New American Research Poll. This one is interesting because it includes likely voters instead of adults or Republican adults. I want cross-tabs on this.
Republicans | National |
Giuliani | 34% |
McCain | 30% |
Gingrich | 12% |
Undecided | 9% |
Romney | 7% |
Brownback | 1% |
Gilmore | 1% |
Hagel | 1% |
Huckabee | 1% |
Pataki | 1% |
Paul | 1% |
Tancredo | 1% |
Thompson | 1% |
Hunter | – |
7 Comments
Mark · March 8, 2007 at 5:47 PM
Is anyone else surprised at Newt’s number’s given he’s not a candidate. As well, if this i s most likely voters, it seem interesting that Newt’s numbers are the same as Real Clear politics numbers for GOP primary voters?
Mark · March 8, 2007 at 5:49 PM
ARG site says this:
The following results are based on nationwide samples of 600 likely Democratic primary voters and 600 likely Republican primary voters conducted March 2-5, 2007. The theoretical margin of error for each sample is plus or minus 4 percentage points, 95% of the time.
Looks like this is still a poll of identified D’s and R’s
eye · March 8, 2007 at 6:17 PM
I think that we agree. I meant likely primary voters, not just IDd Ds and Rs.
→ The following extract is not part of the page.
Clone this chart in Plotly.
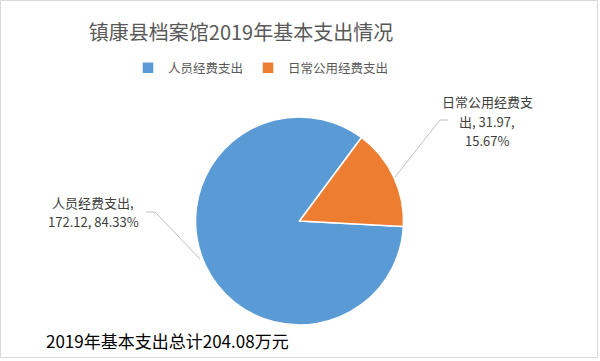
import plotly.graph_objects as go

W, H = 600, 361
title = "镇康县档案馆2019年基本支出情况"
labels = ["人员经费支出", "日常公用经费支出"]
values = [172.12, 31.97]
percents = [84.33, 15.67]
colors = ["#5B9BD5", "#ED7D31"]
total_text = "2019年基本支出总计204.08万元"

FONT = "Noto Sans CJK SC"

def px(x):
    return x / W

def py(y):
    return 1 - y / H

cx, cy, r = 299.5, 221, 104

fig = go.Figure()
fig.add_trace(go.Pie(
    labels=labels,
    values=values,
    marker=dict(colors=colors, line=dict(color="white", width=1.5)),
    sort=False,
    direction="clockwise",
    rotation=93,
    textinfo="none",
    hoverinfo="label+value+percent",
    domain=dict(x=[px(cx - r), px(cx + r)], y=[py(cy + r), py(cy - r)]),
))

# data label lines (each line a separate text so spacing matches the reference)
label_lines = [
    [f"{labels[0]},", f"{values[0]:.2f}, {percents[0]:.2f}%"],
    [labels[1][:7], f"{labels[1][7:]}, {values[1]:.2f},", f"{percents[1]:.2f}%"],
]
label_x = [93, 487]
label_y = [[202, 221], [102, 121, 140]]
annotations = []
for lines, x, ys in zip(label_lines, label_x, label_y):
    for t, y in zip(lines, ys):
        annotations.append(dict(
            text=t, x=px(x), y=py(y), xref="paper", yref="paper",
            xanchor="center", yanchor="middle", showarrow=False, align="center",
            font=dict(family=FONT, size=13, color="#404040"),
        ))
annotations.append(dict(
    text=total_text, x=px(167), y=py(340), xref="paper", yref="paper",
    xanchor="center", yanchor="middle", showarrow=False,
    font=dict(family=FONT, size=17, color="#000000"),
))

def path(pts):
    return "M" + " L".join(f"{px(x)},{py(y)}" for x, y in pts)

shapes = [
    dict(type="path", xref="paper", yref="paper",
         path=path([(146, 212), (155, 212), (200, 259)]),
         line=dict(color="#BFBFBF", width=1)),
    dict(type="path", xref="paper", yref="paper",
         path=path([(448, 120), (440, 120), (395, 177)]),
         line=dict(color="#BFBFBF", width=1)),
    dict(type="rect", xref="paper", yref="paper",
         x0=px(0.5), x1=px(597.5), y0=py(357.5), y1=py(0.5),
         line=dict(color="#D9D9D9", width=1)),
]

fig.update_layout(
    width=W, height=H,
    margin=dict(l=0, r=0, t=0, b=0),
    paper_bgcolor="white",
    plot_bgcolor="white",
    title=dict(text=title, x=px(241), xanchor="center", y=py(33), yanchor="middle",
               font=dict(family=FONT, size=20, color="#595959")),
    legend=dict(orientation="h", x=px(261), xanchor="center", y=py(68), yanchor="middle",
                font=dict(family=FONT, size=12.5, color="#595959"),
                itemwidth=30, traceorder="normal"),
    annotations=annotations,
    shapes=shapes,
    showlegend=True,
)

fig.write_html("out.html")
Mark · March 8, 2007 at 10:41 PM
At this point in the election cycle in 2000 Bush was at 44%. Rudy’s 10 points lower. Explanation?
eye · March 8, 2007 at 10:50 PM
What am I supposed to be explaining?
Mark · March 9, 2007 at 12:41 PM
Just wondering what your thoughts are on Giuliani the front runner having less of a comand of the field at this point than Bush did in 2000. Alot of pundits have made a point of this. I’m not sure what to make of it myself.
eye · March 9, 2007 at 2:27 PM
I believe that there is a lot of softness in Giuliani’s numbers. But, at the same time, he is a hero.
I think that:
(1) we don’t know whether 9/11 trumps social issues. My hunch, for some GOP activists — about a quarter? –, it does.
(2) is the image of Giuliani totally fixed? Haven’t decided yet.
As I have said, campaigns are experiments.